Roses are iconic of so many things around the world. Love, beauty, perfume. But, to me, they are much more symbolic many other things: Resilience, strength, joy, growth, and surprise. I love how their thorny spines keep vagrant fingers from plucking them. And how, though you cut them back, they only come grow bigger and stronger each year. I love how delicate and beautiful they are, yet how hardy and vigorous, almost like a weed. They can take over an old garden shed or crumbling wall and turn it into a stunning, welcome sight. And I love how a rose, when given to a loved one, often offers a surprise, a delight, a message of love and joy without any words attached. One last thing I love about roses is how many interesting and creative uses I have seen for them, over the years.
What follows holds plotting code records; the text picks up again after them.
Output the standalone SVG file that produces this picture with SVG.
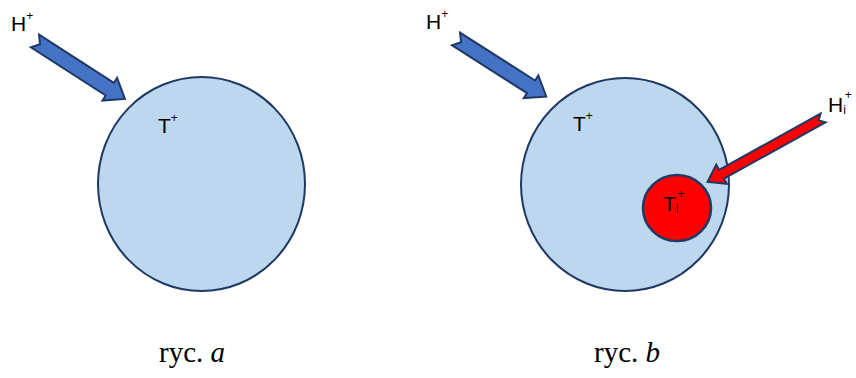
<svg xmlns="http://www.w3.org/2000/svg" width="856" height="378" viewBox="0 0 856 378">
<style>
.cell{fill:#bdd7ee;stroke:#1f3864;stroke-width:2}
.inner{fill:#ff0000;stroke:#1f3864;stroke-width:2.5}
.blue{fill:#4472c4;stroke:#1f3864;stroke-width:2;stroke-linejoin:miter}
.red{fill:#ff0000;stroke:#1f3864;stroke-width:2;stroke-linejoin:miter}
.lbl{font-family:"Liberation Sans",Arial,sans-serif;font-size:21px;fill:#000}
.sup{font-size:12px}
.cap{font-family:"Liberation Serif","Times New Roman",serif;font-size:29px;fill:#000;text-anchor:middle}
</style>
<defs>
<polygon id="bluearrow" points="0,-7.5 89,-7.5 89,-13.5 107,0 89,13.5 89,7.5 0,7.5 6,0"/>
</defs>
<g id="cell-a">
<ellipse class="cell" cx="201.5" cy="184" rx="103.5" ry="107"/>
<text class="lbl" x="158" y="133">T<tspan class="sup" dy="-11">+</tspan></text>
</g>
<g id="cell-b">
<ellipse class="cell" cx="625" cy="184.5" rx="104" ry="106.5"/>
<text class="lbl" x="573" y="131">T<tspan class="sup" dy="-11">+</tspan></text>
</g>
<g id="inner-b">
<ellipse class="inner" cx="677" cy="208" rx="34" ry="33"/>
<text class="lbl" x="663" y="211">T<tspan class="sup" dy="2" font-size="14">i</tspan><tspan class="sup" dy="-15" dx="-1">+</tspan></text>
</g>
<g id="label-h-a">
<text class="lbl" x="11" y="31">H<tspan class="sup" dy="-11">+</tspan></text>
</g>
<g id="label-h-b">
<text class="lbl" x="426" y="29">H<tspan class="sup" dy="-11">+</tspan></text>
</g>
<g id="label-hi-b">
<text class="lbl" x="828" y="112">H<tspan class="sup" dy="2" font-size="14">i</tspan><tspan class="sup" dy="-15" dx="-1">+</tspan></text>
</g>
<g id="connectors">
<use href="#bluearrow" class="blue" transform="translate(35,41) rotate(32.8)"/>
<use href="#bluearrow" class="blue" transform="translate(456,39) rotate(32.5)"/>
<polygon class="red" points="0,-5 116,-5 116,-11 132,0 116,11 116,5 0,5 5,0" transform="translate(823,118) rotate(151)"/>
</g>
<g id="captions">
<text class="cap" x="192" y="362">ryc. <tspan font-style="italic">a</tspan></text>
<text class="cap" x="627" y="362">ryc. <tspan font-style="italic">b</tspan></text>
</g>
</svg>
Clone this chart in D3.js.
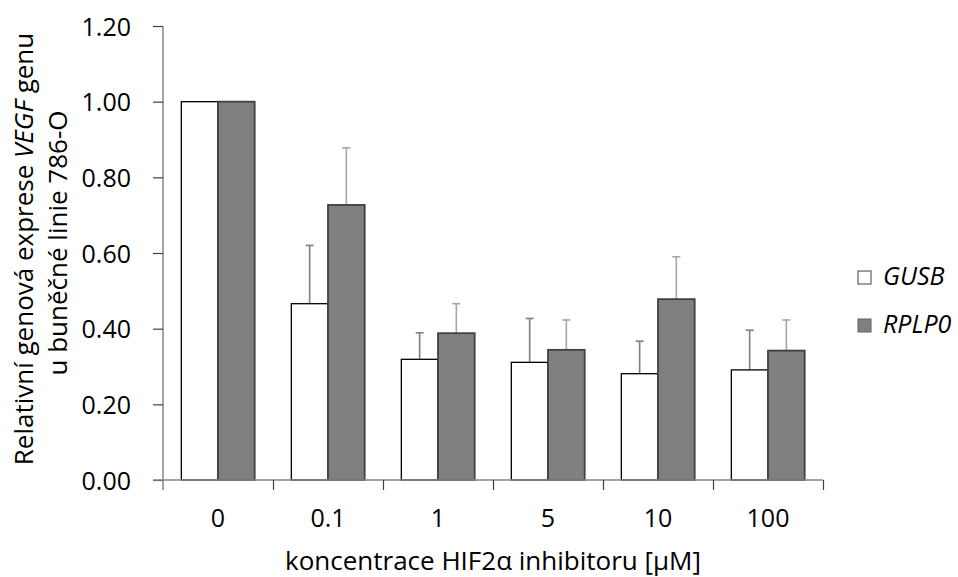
<!DOCTYPE html>
<html>
<head>
<meta charset="utf-8">
<script src="https://cdn.jsdelivr.net/npm/d3@7"></script>
<style>
  html, body { margin: 0; padding: 0; background: #fff; }
  svg { display: block; }
  text { font-family: "Open Sans", "Noto Sans", sans-serif; fill: #000; }
</style>
</head>
<body>
<svg id="chart" width="958" height="577"></svg>
<script>
// Concentrations of the HIF2α inhibitor (µM)
const categories = ["0", "0.1", "1", "5", "10", "100"];
// Relative VEGF expression normalised to each reference gene
const gusbValues  = [1.00, 0.466, 0.319, 0.311, 0.281, 0.291];
const rplp0Values = [1.00, 0.727, 0.388, 0.344, 0.478, 0.342];
// Upper error (SD) for each bar
const gusbErr  = [0, 0.154, 0.070, 0.116, 0.086, 0.105];
const rplp0Err = [0, 0.151, 0.078, 0.079, 0.112, 0.081];
const yTicks = [0, 0.2, 0.4, 0.6, 0.8, 1.0, 1.2];
const seriesNames = ["GUSB", "RPLP0"];

const FONT = "25px";
const TITLE_FONT = "26px";

const svg = d3.select("#chart");
const plot = { left: 163, right: 823, top: 26, bottom: 480 };

const y = d3.scaleLinear().domain([0, 1.2]).range([plot.bottom, plot.top]);
const x = d3.scaleBand().domain(categories).range([plot.left, plot.right]).padding(0);
const sub = d3.scaleBand().domain(seriesNames).range([x.bandwidth() / 6, x.bandwidth() * 5 / 6]).padding(0);
const edge = d3.scaleLinear().domain([0, categories.length]).range([plot.left, plot.right]);

const styles = {
  GUSB:  { fill: "#ffffff", stroke: "#000000", err: "#7f7f7f" },
  RPLP0: { fill: "#808080", stroke: "#404040", err: "#a6a6a6" }
};

const rows = categories.map((c, i) => ({
  cat: c,
  bars: [
    { name: "GUSB", v: gusbValues[i], e: gusbErr[i] },
    { name: "RPLP0", v: rplp0Values[i], e: rplp0Err[i] }
  ]
}));

// Bars
const groups = svg.append("g").selectAll("g").data(rows).join("g")
  .attr("transform", d => `translate(${x(d.cat)},0)`);

// Error bars (drawn first so the bar outline covers the stem base)
groups.selectAll("g.err").data(d => d.bars.filter(b => b.e > 0)).join("g")
  .attr("class", "err")
  .each(function (b) {
    const g = d3.select(this);
    const cx = sub(b.name) + sub.bandwidth() / 2;
    g.append("line").attr("x1", cx).attr("x2", cx)
      .attr("y1", y(b.v)).attr("y2", y(b.v + b.e))
      .attr("stroke", styles[b.name].err).attr("stroke-width", 1.6);
    g.append("line").attr("x1", cx - 4).attr("x2", cx + 4)
      .attr("y1", y(b.v + b.e)).attr("y2", y(b.v + b.e))
      .attr("stroke", styles[b.name].err).attr("stroke-width", 1.6);
  });

groups.selectAll("rect").data(d => d.bars).join("rect")
  .attr("x", b => sub(b.name))
  .attr("y", b => y(b.v))
  .attr("width", sub.bandwidth())
  .attr("height", b => y(0) - y(b.v))
  .attr("fill", b => styles[b.name].fill)
  .attr("stroke", b => styles[b.name].stroke)
  .attr("stroke-width", b => b.name === "GUSB" ? 1.3 : 1.8);

// Y axis
const yAxis = svg.append("g")
  .attr("transform", `translate(${plot.left},0)`)
  .call(d3.axisLeft(y).tickValues(yTicks).tickFormat(d3.format(".2f")).tickSize(10).tickSizeOuter(0).tickPadding(22));
yAxis.select(".domain").attr("stroke", "#868686").attr("stroke-width", 1.5)
  .attr("d", `M0,${plot.bottom + 10}V${plot.top}`);
yAxis.selectAll(".tick line").attr("stroke", "#404040").attr("stroke-width", 1.2);
yAxis.selectAll(".tick text").style("font-size", FONT).attr("dy", "0.36em");

// X axis: category boundaries as ticks
const xAxis = svg.append("g")
  .attr("transform", `translate(0,${plot.bottom})`)
  .call(d3.axisBottom(edge).tickValues(d3.range(1, categories.length + 1)).tickFormat("").tickSize(10).tickSizeOuter(0));
xAxis.select(".domain").attr("stroke", "#868686").attr("stroke-width", 1.5)
  .attr("d", `M${plot.left - 10},0H${plot.right}`);
xAxis.selectAll(".tick line").attr("stroke", "#404040").attr("stroke-width", 1.2);

// Category labels centred in each band
const xLabels = svg.append("g")
  .attr("transform", `translate(0,${plot.bottom})`)
  .call(d3.axisBottom(x).tickSize(0).tickPadding(0));
xLabels.select(".domain").remove();
xLabels.selectAll(".tick text").style("font-size", FONT).attr("y", 47).attr("dy", null);

// Axis titles
svg.append("text")
  .attr("x", 493).attr("y", 570)
  .attr("text-anchor", "middle")
  .style("font-size", TITLE_FONT)
  .text("koncentrace HIF2α inhibitoru [μM]");

const yTitle = svg.append("text")
  .attr("transform", "translate(0,249) rotate(-90)")
  .attr("text-anchor", "middle")
  .style("font-size", TITLE_FONT);
const l1 = yTitle.append("tspan").attr("x", 0).attr("y", 33);
l1.append("tspan").text("Relativní genová exprese ");
l1.append("tspan").style("font-style", "italic").text("VEGF");
l1.append("tspan").text(" genu");
yTitle.append("tspan").attr("x", 6).attr("y", 67).text("u buněčné linie 786-O");

// Legend
const legend = svg.append("g").selectAll("g").data(seriesNames).join("g")
  .attr("transform", (d, i) => `translate(858,${271 + i * 48})`);
legend.append("rect")
  .attr("width", 13).attr("height", 13)
  .attr("fill", d => styles[d].fill)
  .attr("stroke", d => d === "GUSB" ? "#404040" : "#606060")
  .attr("stroke-width", 1);
legend.append("text")
  .attr("x", 25).attr("y", 14)
  .style("font-size", FONT).style("font-style", "italic")
  .text(d => d);
</script>
</body>
</html>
Here are a few that stuck with:
You can use fresh rose petals as beautiful table decoration for a special celebration. You can toss them in your bath for an extra relaxing spa feel and aromatherapy treat. You can dry them and put them in a little cloth bag to use as a drawer freshener, or keep them in a dish or the bottom of an empty vase as a natural air freshener for your home. You can press them and glue them to plain stationary to make beautiful cards. Or you can just keep them as a bouquet and let them remain as dry flowers in a vase, to decorate your home or remind you of a very special moment or sentiment. You can also eat rose petals, as they do in Indian food, or use them to add flavor when making jam, or to float on top or a special cocktail or fruit punch for parties. (It is recommended, however, that you grow your own roses or buy them from a farm stand you, know before eating them, as florists usually use pesticides which you do not want to ingest).
Do you enjoy roses? Do you have any special uses for them?